Most males were travelling alone. They died most. They selflessly saved people (both family and strangers) and could not save themselves. ## Effect of passenger class on survival
ggplot(data = data1, aes(x= Companion, fill= Survived))+
geom_histogram(bins = 10)+
theme_classic()+
facet_grid(Sex~Pclass)+
ggtitle("Histogram of companion stacked on survival,
facet on sex and passenger class")
A positive correlation of passenger class is seen with woman’s survival. Upper class women were saved most.
A negative correlation of passenger class is seen with man’s survival. Lower class men died most.
#——————————————————————————————–
Most of the males died and most of the females survived.

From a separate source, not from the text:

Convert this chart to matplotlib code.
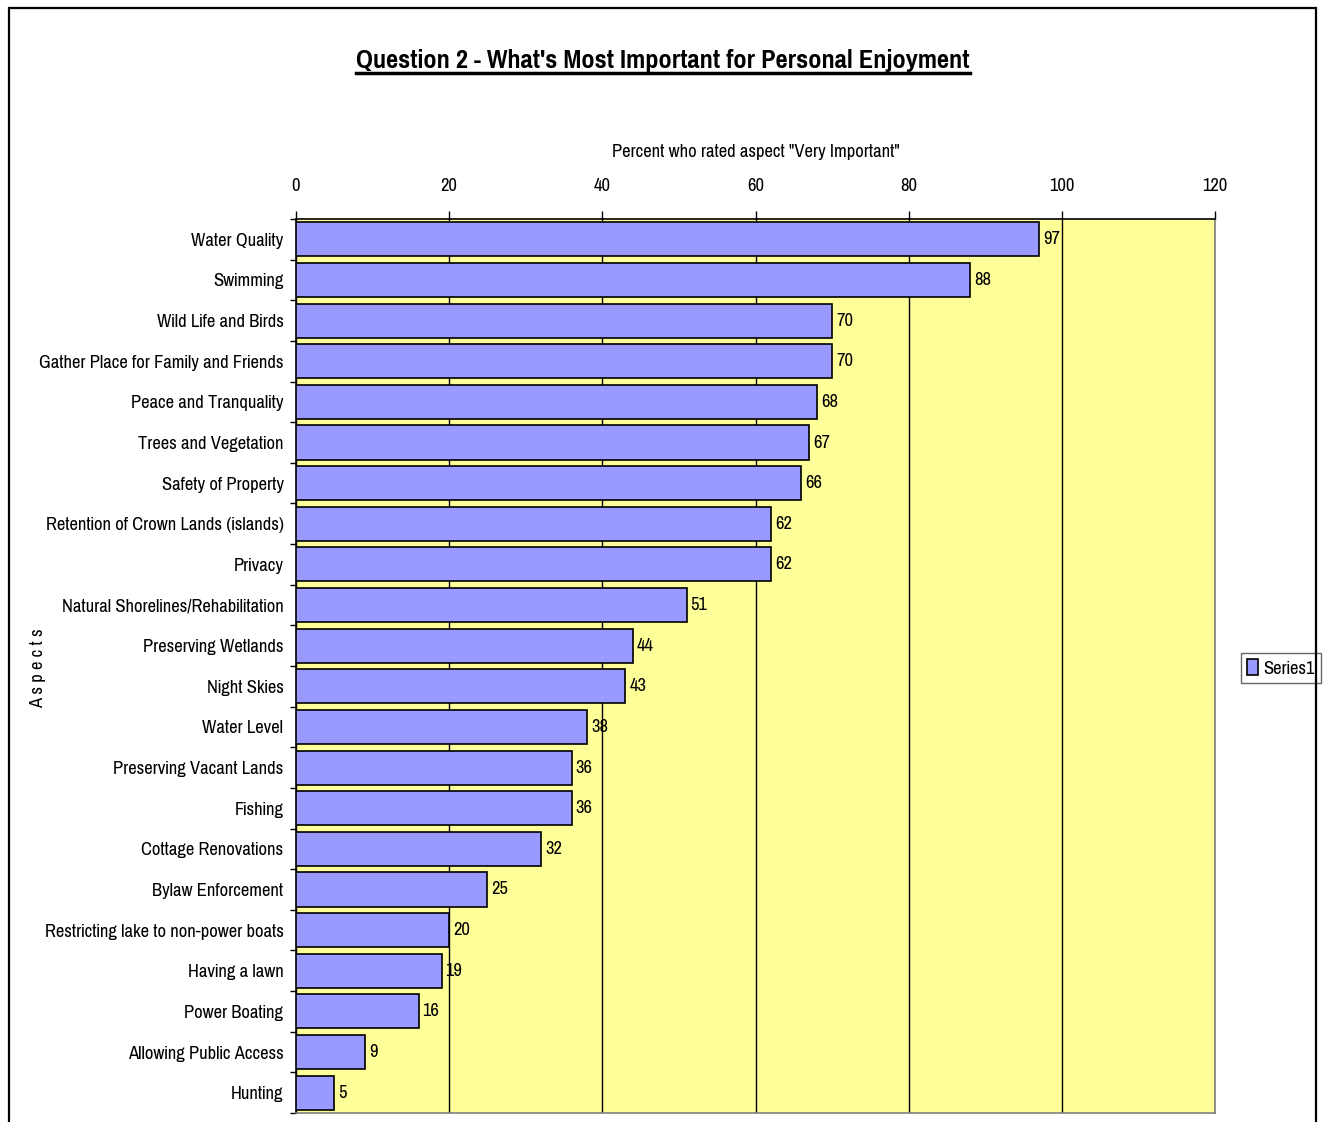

Though most of the males were traveling alone, they selflessly helped others and died. Males in higher classes survived better.
Women and child got priority during rescue
Higher passenger class had better survival
A number of females in lower class died. They might not manage to get any help.
Women travelling with more companions survived less.